start Source excerpt

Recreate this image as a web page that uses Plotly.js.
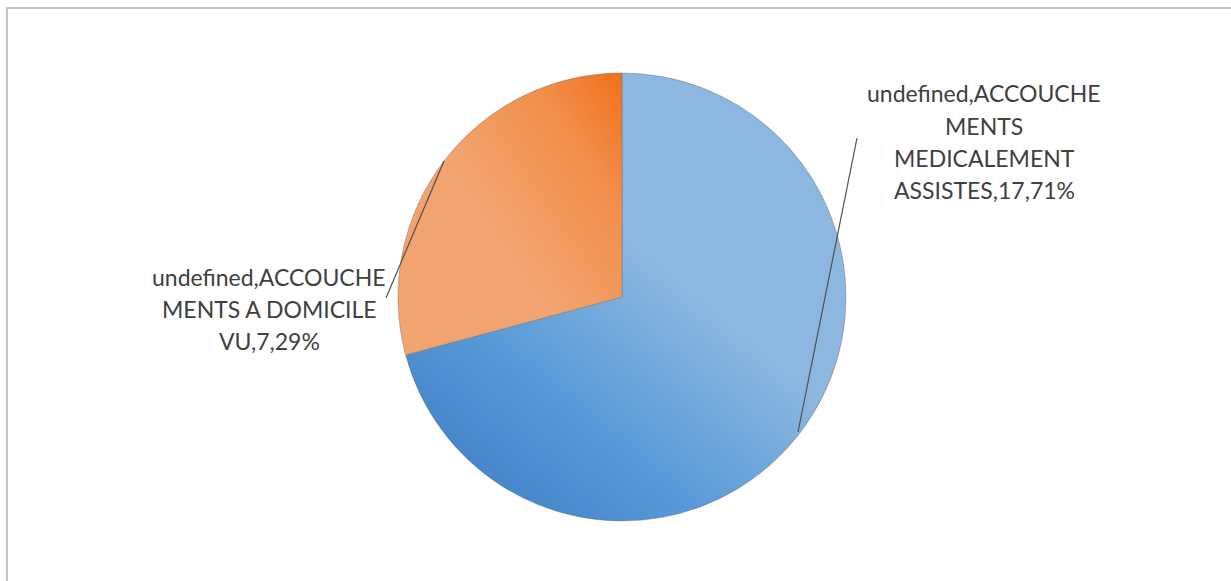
<!DOCTYPE html>
<html>
<head>
<meta charset="utf-8">
<script src="https://cdn.plot.ly/plotly-3.0.1.min.js"></script>
<style>
html,body{margin:0;padding:0;background:#fff;}
#chart{width:1231px;height:581px;}
</style>
</head>
<body>
<div id="chart"></div>
<script>
// ---- data ----
const categories = ["ACCOUCHEMENTS MEDICALEMENT ASSISTES", "ACCOUCHEMENTS A DOMICILE VU"];
const values = [17, 7];
const sliceColors = ["#6ea7dd", "#f29654"];
// label lines as they appear on the chart (wrapped)
const labelLinesRight = ["undefined,ACCOUCHE", "MENTS", "MEDICALEMENT", "ASSISTES,17,71%"];
const labelLinesLeft = ["undefined,ACCOUCHE", "MENTS A DOMICILE", "VU,7,29%"];

const W = 1231, H = 581;
const px = x => x / W;
const py = y => 1 - y / H;

const font = {family: "Lato, 'Open Sans', sans-serif", size: 23, color: "#404040"};
const annotations = [];
labelLinesRight.forEach((t, i) => {
  annotations.push({text: t, xref: "paper", yref: "paper", x: px(984), y: py(93 + i * 32.5),
    xanchor: "center", yanchor: "middle", showarrow: false, font: font});
});
labelLinesLeft.forEach((t, i) => {
  annotations.push({text: t, xref: "paper", yref: "paper", x: px(269), y: py(277 + i * 32),
    xanchor: "center", yanchor: "middle", showarrow: false, font: font});
});

const shapes = [
  {type: "rect", xref: "paper", yref: "paper", x0: px(7), x1: 1.02, y0: -0.02, y1: py(8),
    line: {color: "#c4c4c4", width: 2}, fillcolor: "rgba(0,0,0,0)", layer: "below"},
  {type: "line", xref: "paper", yref: "paper", x0: px(798), y0: py(432), x1: px(857), y1: py(138),
    line: {color: "#505050", width: 1.2}},
  {type: "line", xref: "paper", yref: "paper", x0: px(444), y0: py(161), x1: px(386), y1: py(298),
    line: {color: "#505050", width: 1.2}}
];

const trace = {
  type: "pie",
  labels: categories,
  values: values,
  sort: false,
  direction: "clockwise",
  rotation: 0,
  textinfo: "none",
  hoverinfo: "label+value+percent",
  marker: {colors: sliceColors, line: {color: "rgba(110,110,110,0.55)", width: 0.8}},
  domain: {x: [px(398), px(846)], y: [py(521), py(73)]}
};

const layout = {
  width: W, height: H,
  margin: {l: 0, r: 0, t: 0, b: 0},
  paper_bgcolor: "#ffffff",
  showlegend: false,
  annotations: annotations,
  shapes: shapes
};

Plotly.newPlot("chart", [trace], layout, {displayModeBar: false, staticPlot: true}).then(gd => {
  const svg = gd.querySelector("svg.main-svg");
  const ns = "http://www.w3.org/2000/svg";
  let defs = svg.querySelector("defs");
  if (!defs) { defs = document.createElementNS(ns, "defs"); svg.insertBefore(defs, svg.firstChild); }
  function grad(id, x1, y1, x2, y2, stops) {
    const g = document.createElementNS(ns, "linearGradient");
    g.setAttribute("id", id);
    g.setAttribute("x1", x1); g.setAttribute("y1", y1);
    g.setAttribute("x2", x2); g.setAttribute("y2", y2);
    stops.forEach(s => {
      const st = document.createElementNS(ns, "stop");
      st.setAttribute("offset", s[0]);
      st.setAttribute("stop-color", s[1]);
      g.appendChild(st);
    });
    defs.appendChild(g);
  }
  grad("gBlue", 0.12, 0.95, 0.55, 0.42, [[0, "#3f81c6"], [0.5, "#5a9bd9"], [1, "#8cb7e1"]]);
  grad("gOrange", 1, 0.02, 0.42, 0.52, [[0, "#f0711a"], [0.4, "#f28f4c"], [1, "#f1a46f"]]);
  const paths = gd.querySelectorAll(".slice path.surface");
  if (paths[0]) paths[0].style.fill = "url(#gBlue)";
  if (paths[1]) paths[1].style.fill = "url(#gOrange)";
});
</script>
</body>
</html>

end Source excerpt

Give back exactly the lines from the first line of the data through the line with "const py = y => 1 - y / H;", pictures excluded.

* Worked solution *
Recreate this image as a web page that uses Plotly.js.
<!DOCTYPE html>
<html>
<head>
<meta charset="utf-8">
<script src="https://cdn.plot.ly/plotly-3.0.1.min.js"></script>
<style>
html,body{margin:0;padding:0;background:#fff;}
#chart{width:1231px;height:581px;}
</style>
</head>
<body>
<div id="chart"></div>
<script>
// ---- data ----
const categories = ["ACCOUCHEMENTS MEDICALEMENT ASSISTES", "ACCOUCHEMENTS A DOMICILE VU"];
const values = [17, 7];
const sliceColors = ["#6ea7dd", "#f29654"];
// label lines as they appear on the chart (wrapped)
const labelLinesRight = ["undefined,ACCOUCHE", "MENTS", "MEDICALEMENT", "ASSISTES,17,71%"];
const labelLinesLeft = ["undefined,ACCOUCHE", "MENTS A DOMICILE", "VU,7,29%"];

const W = 1231, H = 581;
const px = x => x / W;
const py = y => 1 - y / H;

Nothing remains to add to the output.